For cofounders KJ Miller and Amanda Johnson, Mented Cosmetics came out of a personal need for a nude lipstick that actually matched their darker skin tones. They were fed up with not seeing themselves in beauty lines that were marketed to them.

“This idea of one size fits all beauty was exactly why my partner and I started our company,” she said. “We just wanted to be able to participate. We just wanted to be able to pull a lipstick out that was our natural color. That should be easy, and yet it was so difficult.”

The two Harvard Business School grads didn’t take their issue to an already established brand. They learned how to make lipstick in their kitchen, took the formulations to a chemist and created their own seat at the beauty industry table.

While the beauty industry has made many strides toward diversity and inclusion over the past decade (more so than the fashion industry, as Welteroth pointed out), there’s still a lot of room for growth. Instagram accounts like Estee Laundry and Diet Prada have taken on the task of calling out brands for bad behavior where racism, classism, sexism, cultural appropriation and the like are concerned. And the panelists agree that these issues need to be addressed, but they also think it can become dangerous when it begins to cross the line into cancel culture. 

“I think at the end of the day, everyone is human. And I think it’s about having an honest conversation, owning it, and saying, ‘You know what? That was blind of me, or that was ignorant of me,’” said Nancy Twine, who started Briogeo to fill a void for a clean hair care brand that catered to a diverse clientele. “And it’s not only about owning it, but having introspection and really thinking hard about what you need to be doing going forward to make sure that it doesn’t happen again.”

And while you don’t want to be the brand associated with a foundation range mocked by consumers as 50 shades of beige, it doesn’t have to be the death of your brand as communities of color are concerned.

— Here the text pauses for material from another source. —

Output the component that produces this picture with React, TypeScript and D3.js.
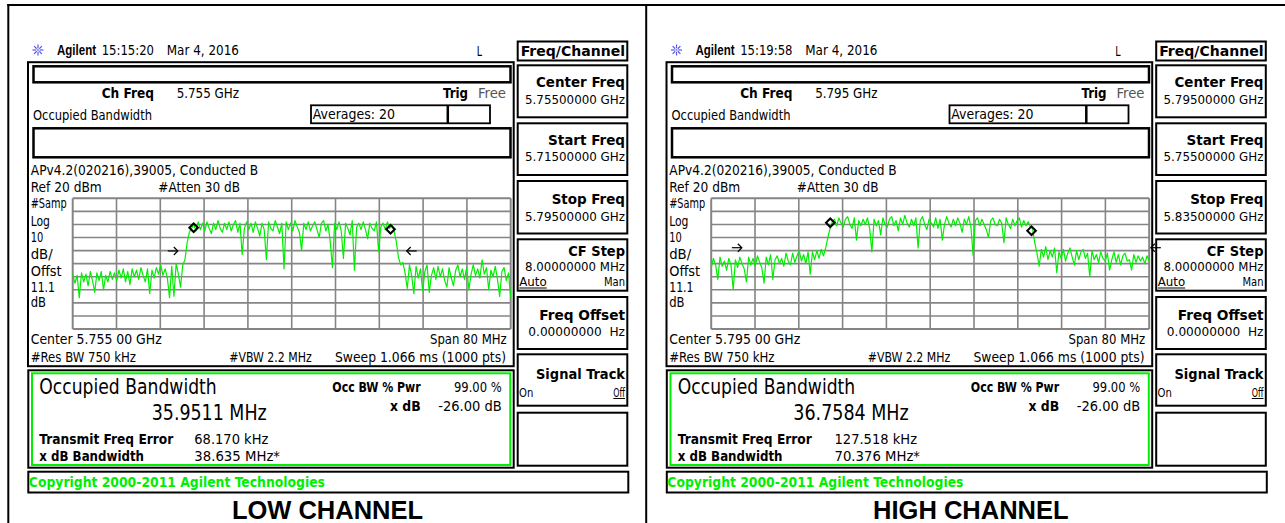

Sephora found itself in that same spotlight this spring after singer SZA tweeted that she had been racially profiled by an employee in one of its Calabasas stores. One month later the company held a countrywide shutdown of all its stores across the U.S. for an employee workshop on inclusion and belonging.

The shutdown was part of a larger change for Sephora as it had recently launched a brand-new manifesto, titled “We Belong to Something Beautiful.” The first chapter of the Belong campaign launched in June called “Identify As We,” which focused on gender fluidity and inclusion. And just last week the second part of the campaign, Color Up Close, launched. Part two “honors the diversity of all clients and implements a series of actions to ignite immediate and long-term improvements.”

It zeroes in on the need for brands not only to offer a variety of shade ranges for the consumer but also to embrace their diverse backgrounds as part of the brand’s community. Color Up Close also includes initiatives that include ongoing employee education on inclusion, a $1 million donation to five civic and human rights organizations, and a new COLOR iQ experience with improved color-matching technology.

As guests shuffled out of the event, a Sephora campaign photo featuring several models was their last impression. One of the models is JoAni Johnson, the Black silver-haired 67-year-old who began her modeling career just a few years ago. Her presence is an example of the type of inclusion that we need more of, and her inclusion offers hope that we are moving in the right direction.